Clare Magee (March 31, 1899 – August 7, 1969) was an American lawyer and politician from Missouri who served as a member of the United States House of Representatives from 1949 to 1953.

==Early life and education==
Born on a farm in Putnam County near Livonia, Missouri, Magee graduated from Unionville (Missouri) High School, and attended Kirksville State Teachers College and the University of Missouri. He studied law at the University of Missouri School of Law.

== Career ==
During World War I, Magee served in the United States Navy as a seaman first class and small arms instructor.
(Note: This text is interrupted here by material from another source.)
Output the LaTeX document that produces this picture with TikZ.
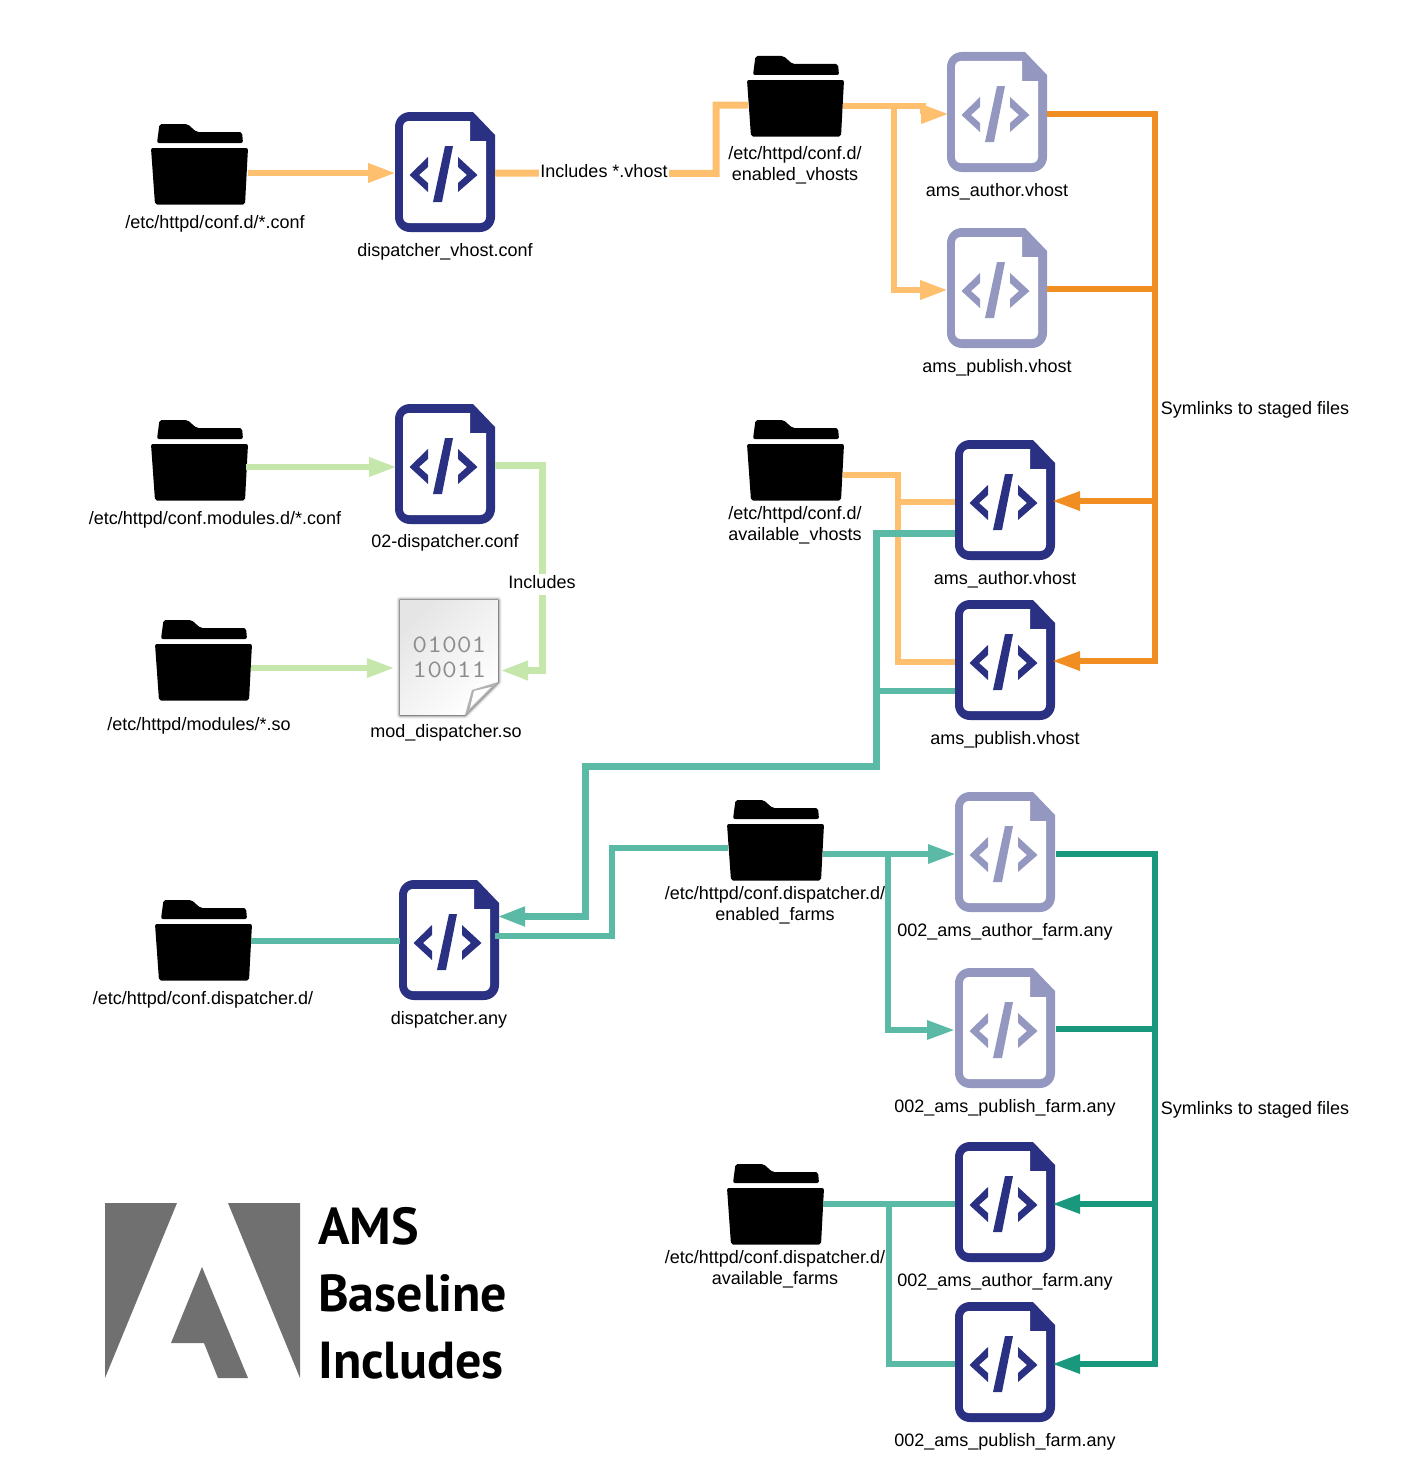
\documentclass[tikz,border=0pt]{standalone}
\usepackage{fontspec}
\setmainfont{Liberation Sans}
\newfontfamily\logofont{PT Sans}
\newfontfamily\binfont[FakeStretch=1.15]{Latin Modern Mono}
\usetikzlibrary{arrows.meta,calc}
\definecolor{navy}{HTML}{2A3182}
\definecolor{lilac}{HTML}{9498C1}
\definecolor{peach}{HTML}{FEC06E}
\definecolor{amber}{HTML}{F08E22}
\definecolor{sprout}{HTML}{C6E7AB}
\definecolor{teal2}{HTML}{5BBAA6}
\definecolor{dteal}{HTML}{1A987D}
\definecolor{logogrey}{HTML}{707070}
\tikzset{
  filebox/.style={minimum width=100pt,minimum height=120pt,inner sep=0pt,outer sep=0pt},
  folderbox/.style={minimum width=97pt,minimum height=81pt,inner sep=0pt,outer sep=0pt},
  lbl/.style={inner sep=0pt,align=center,font=\fontsize{18}{21}\selectfont},
  gap/.style={lbl,fill=white,inner xsep=1pt,inner ysep=0pt},
  conn/.style={line width=#1,line join=miter},
  conn/.default=6.5pt,
  arrowed/.style={-{Triangle[length=28pt,width=18pt]}},
  logotext/.style={inner sep=0pt,anchor=base west,font=\logofont\bfseries\fontsize{52}{52}\selectfont}
}
\newcommand{\fileicon}[4]{%
  \node[filebox] (#1) at (#2,#3) {};
  \begin{scope}[shift={(#2,#3)}]
    \fill[#4] (-35,-60) -- (28,-60) -- (50,-37) -- (50,45) .. controls (50,53.3) and (43.3,60) .. (35,60) -- (-35,60) .. controls (-43.3,60) and (-50,53.3) .. (-50,45) -- (-50,-45) .. controls (-50,-53.3) and (-43.3,-60) .. (-35,-60) -- cycle;
    \fill[white] (-36,-51) -- (25,-51) -- (25,-31) -- (41,-31) -- (41,45) .. controls (41,48.5) and (38.5,51) .. (35,51) -- (-36,51) .. controls (-39.5,51) and (-42,48.5) .. (-42,45) -- (-42,-45) .. controls (-42,-48.5) and (-39.5,-51) .. (-36,-51) -- cycle;
    \fill[#4] (-35.5,3) -- (-17,-15) -- (-17,-5) -- (-26,3) -- (-17,11) -- (-17,20) -- cycle;
    \fill[#4] (32.5,3) -- (13,-15) -- (13,-5) -- (22,3) -- (13,11) -- (13,20) -- cycle;
    \fill[#4] (0,-26) -- (8,-26) -- (-3,30) -- (-12,30) -- cycle;
  \end{scope}}
\newcommand{\foldericon}[3]{%
  \node[folderbox] (#1) at (#2,#3) {};
  \begin{scope}[shift={(#2,#3)}]
    \fill[black,rounded corners=2pt] (-42.5,-21.5) -- (-40,-40.5) -- (-12,-40.5) -- (-3,-32.5) -- (42.5,-32.5) -- (43.5,-21.5) -- cycle;
    \fill[black,rounded corners=2pt] (-48.5,-16.5) -- (48.5,-16.5) -- (45.5,40) -- (-44.5,40) -- cycle;
  \end{scope}}
\begin{document}
\begin{tikzpicture}[x=1pt,y=-1pt]
\useasboundingbox (0,0) rectangle (1405,1480);
% folders
\foldericon{fa}{199.5}{164.5}
\foldericon{fb}{795.5}{96.5}
\foldericon{fc}{199.5}{460.5}
\foldericon{fd}{203.5}{660.5}
\foldericon{fe}{795.5}{460.5}
\foldericon{ff}{775.5}{840.5}
\foldericon{fg}{203.5}{940.5}
\foldericon{fh}{775.5}{1204.5}
% files
\fileicon{dv}{445}{172}{navy}
\fileicon{dc}{445}{464}{navy}
\fileicon{la}{997}{112}{lilac}
\fileicon{lp}{997}{288}{lilac}
\fileicon{sa}{1005}{500}{navy}
\fileicon{sp}{1005}{660}{navy}
\fileicon{da}{449}{940}{navy}
\fileicon{ma}{1005}{852}{lilac}
\fileicon{mp}{1005}{1028}{lilac}
\fileicon{na}{1005}{1202}{navy}
\fileicon{np}{1005}{1362}{navy}
% binary file
\node[minimum width=100pt,minimum height=118pt,inner sep=0pt] (so) at (449,657.5) {};
\foreach \w/\o in {7/.06,5/.10,3/.16,1.5/.25}
  \draw[black,line width=\w pt,opacity=\o,line join=round] (400,600) -- (498,600) -- (498,682) -- (465,715) -- (400,715) -- cycle;
\fill[top color=black!10,bottom color=white,shading angle=45] (400,600) -- (498,600) -- (498,682) -- (465,715) -- (400,715) -- cycle;
\fill[black!30] (465,715) -- (472,690) -- (498,682) -- cycle;
\fill[white] (470,708) -- (474,691) -- (491,687) -- cycle;
\node[inner sep=0pt,font=\binfont\bfseries\fontsize{25}{25}\selectfont,text=black!45,align=center] (bin) at (449.5,657.5) {01001\\10011};
% connectors
\draw[conn,peach,arrowed] ($(fa.east)+(0,8.5)$) -- ($(dv.west)+(1,1)$);
\draw[conn=7pt,peach] ($(dv.east)+(0,1)$) -- (716,173.5) -- (716,105) -- ($(fb.west)+(1,8.5)$);
\draw[conn,peach,arrowed] ($(fb.east)+(-1,9.5)$) -- (923,106) -- (923,114) -- ($(la.west)+(2,2)$);
\draw[conn,peach,arrowed] (894,106) -- (894,290) -- ($(lp.west)+(1,2)$);
\draw[conn=6pt,amber] ($(la.east)+(0,1.5)$) -- (1155,113.5) -- (1155,289) -- ($(lp.east)+(0,1)$);
\draw[conn=6pt,amber,arrowed] (1155,113.5) -- (1155,661) -- ($(sp.east)+(-3,1)$);
\draw[conn=6pt,amber,arrowed] (1155,501) -- ($(sa.east)+(-3,1)$);
\draw[conn=6pt,peach] ($(fe.east)+(-1,14.5)$) -- (898,475) -- (898,662) -- ($(sp.west)+(0,2)$);
\draw[conn=6pt,peach] (898,502) -- ($(sa.west)+(0,2)$);
\draw[conn=7pt,teal2,arrowed] ($(sa.west)+(0,33.5)$) -- (876,533.5) -- (876,766.5) -- (585.5,766.5) -- (585.5,916.5) -- ($(da.east)+(-2,-23.5)$);
\draw[conn=6pt,teal2] (876,691) -- ($(sp.west)+(0,31)$);
\draw[conn,teal2] ($(da.east)+(-4,-4)$) -- (612,936) -- (612,848) -- ($(ff.west)+(1,7.5)$);
\draw[conn,teal2] ($(fg.east)+(-1,0.5)$) -- ($(da.west)+(1,1)$);
\draw[conn,sprout,arrowed] ($(fc.east)+(-2,6.5)$) -- ($(dc.west)+(2,3)$);
\draw[conn=7pt,sprout,arrowed] ($(dc.east)+(0,1)$) -- (542.5,465) -- (542.5,670.5) -- ($(so.east)+(1,13)$);
\draw[conn,sprout,arrowed] ($(fd.east)+(-1,7.5)$) -- ($(so.west)+(-4,10.5)$);
\draw[conn=6pt,teal2,arrowed] ($(ff.east)+(-1,13.5)$) -- ($(ma.west)+(1,2)$);
\draw[conn=6pt,teal2,arrowed] (888,854) -- (888,1030) -- ($(mp.west)+(0,2)$);
\draw[conn=6pt,dteal] ($(ma.east)+(1,2)$) -- (1155,854) -- (1155,1029) -- ($(mp.east)+(1,1)$);
\draw[conn=6pt,dteal,arrowed] (1155,1029) -- (1155,1364) -- ($(np.east)+(-3,2)$);
\draw[conn=6pt,dteal,arrowed] (1155,1204) -- ($(na.east)+(-3,2)$);
\draw[conn=6pt,teal2] ($(fh.east)+(-1,-0.5)$) -- ($(na.west)+(0,2)$);
\draw[conn=6pt,teal2] (888.5,1204) -- (888.5,1364) -- ($(np.west)+(0,2)$);
% labels
\node[gap] (l1) at (604,173.5) {\strut Includes *.vhost};
\node[gap] (l2) at (542,584.5) {\strut Includes};
\node[lbl] (t1) at (215,224.5) {\strut /etc/httpd/conf.d/*.conf};
\node[lbl] (t2) at (445,252.5) {\strut dispatcher\_vhost.conf};
\node[lbl] (t3) at (795,166) {\strut /etc/httpd/conf.d/\\\strut enabled\_vhosts};
\node[lbl] (t4) at (997,192.5) {\strut ams\_author.vhost};
\node[lbl] (t5) at (997,368.5) {\strut ams\_publish.vhost};
\node[lbl] (t6) at (1255,410.5) {\strut Symlinks to staged files};
\node[lbl] (t7) at (215,520.5) {\strut /etc/httpd/conf.modules.d/*.conf};
\node[lbl] (t8) at (445,543.5) {\strut 02-dispatcher.conf};
\node[lbl] (t9) at (199,726.5) {\strut /etc/httpd/modules/*.so};
\node[lbl] (t10) at (446,733.5) {\strut mod\_dispatcher.so};
\node[lbl] (t11) at (795,526) {\strut /etc/httpd/conf.d/\\\strut available\_vhosts};
\node[lbl] (t12) at (1005,580.5) {\strut ams\_author.vhost};
\node[lbl] (t13) at (1005,740.5) {\strut ams\_publish.vhost};
\node[lbl] (t14) at (775,906) {\strut /etc/httpd/conf.dispatcher.d/\\\strut enabled\_farms};
\node[lbl] (t15) at (203,1000.5) {\strut /etc/httpd/conf.dispatcher.d/};
\node[lbl] (t16) at (449,1020.5) {\strut dispatcher.any};
\node[lbl] (t17) at (1005,932.5) {\strut 002\_ams\_author\_farm.any};
\node[lbl] (t18) at (1005,1108.5) {\strut 002\_ams\_publish\_farm.any};
\node[lbl] (t19) at (1255,1110.5) {\strut Symlinks to staged files};
\node[lbl] (t20) at (775,1270) {\strut /etc/httpd/conf.dispatcher.d/\\\strut available\_farms};
\node[lbl] (t21) at (1005,1282.5) {\strut 002\_ams\_author\_farm.any};
\node[lbl] (t22) at (1005,1442.5) {\strut 002\_ams\_publish\_farm.any};
% logo
\fill[logogrey] (105,1203) -- (177,1203) -- (105,1378) -- cycle;
\fill[logogrey] (228,1203) -- (300,1203) -- (300,1378) -- cycle;
\fill[logogrey] (202,1267) -- (171,1343) -- (204,1343) -- (218,1378) -- (248,1378) -- cycle;
\node[logotext] (g1) at (318,1244) {AMS};
\node[logotext] (g2) at (318,1311) {Baseline};
\node[logotext] (g3) at (318,1378) {Includes};
\end{tikzpicture}
\end{document}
After the war, he homesteaded in the Bighorn Basin region and worked as a laborer for the United States Reclamation Service in Deaver, Wyoming.

He was admitted to the bar in 1922, and commenced practice in Unionville, Missouri. Magee owned and operated his family's farm beginning in 1932, and was postmaster of Unionville from 1935 to 1941.

Magee joined the Army during World War II and served as a private in the Field Artillery Branch. He was subsequently commissioned as a captain in the United States Army Air Corps, and served until the end of the war.

In 1948 Magee was elected as a Democrat to the Eighty-first Congress. He was reelected in 1950 to the Eighty-second Congress, and he served from January 3, 1949, to January 3, 1953. Magee was not a candidate for renomination in 1952. During his congressional career, he earned recognition for his efforts to extend G.I. Bill benefits to veterans of the Korean War. After leaving Congress, Magee resumed the practice of law.

== Personal life ==
In 1941, Magee was charged with in the fatal shooting of his cousin, Charles Magee. He was acquitted on a plea of temporary insanity. Evidence at his trial indicated that Clare shot Charles Magee when Charles was in police custody, and that Charles was distraught because Charles had stabbed Clare's brother, Dr. E. H. Magee.

Magee died in Unionville on August 7, 1969, and was buried at Unionville Cemetery.